A periodogram calculates the significance of different frequencies in time-series data to identify any intrinsic periodic signals.

A periodogram is similar to the Fourier Transform, but is optimized for unevenly time-sampled data, and for different shapes in periodic signals. Unevenly sampled data is particularly common in astronomy, where your target might rise and set over several nights, or you have to stop observing with your spacecraft to download the data.

A periodogram is brute-force.

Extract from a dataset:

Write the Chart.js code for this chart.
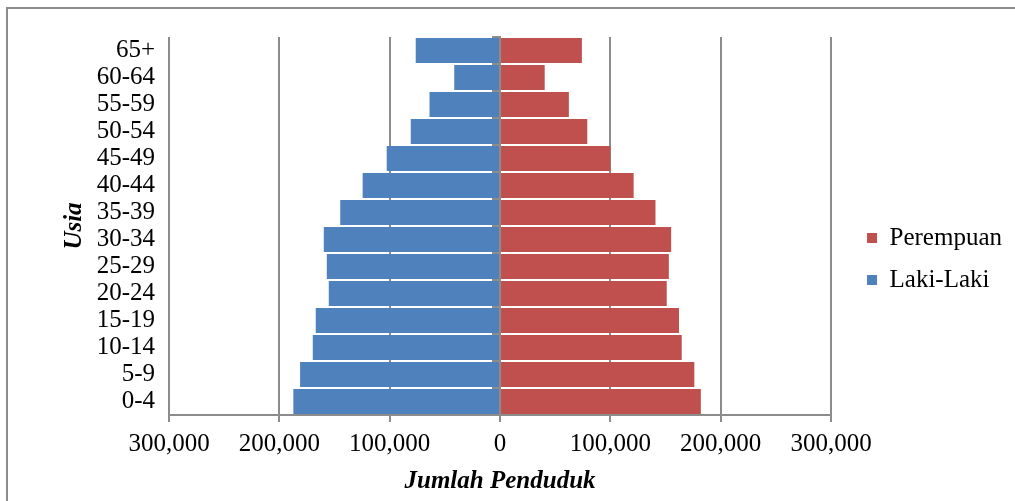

Many different frequencies and candidate periodic signals are evaluated.

The statistical significance of each frequency is computed based upon a series of algebraic operations that depend on the particular algorithm used and periodic signal shape assumed.

Example: light curve for CoRoT-1:

# Why look for periods?

A variety of astrophysical phenomena can produce periodic time-series data, including:

- Stellar variability
- Eclipsing binaries
- Transiting planets
- Radial velocity planets

Time-series data of astrophysical objects are inherently noisy measurements -- photon noise, atmospheric conditions and other factors can introduce random variation into the magnitude of the observations.

Example: phased light curve for CoRoT source showing possible variation:

and Plavchan periodogram for it:

# NStED's tool

NStED has designed an easy to use web interface for the community to use. You can upload your own data in IPAC ASCII format or as binary FITS tables.

NStED’s current holdings of space and ground-based light curves and radial velocities can be directly fed into our periodogram service from the time-series viewer.

The service intelligently selects the time and data value columns from the files for computing a periodogram with optimized default parameters.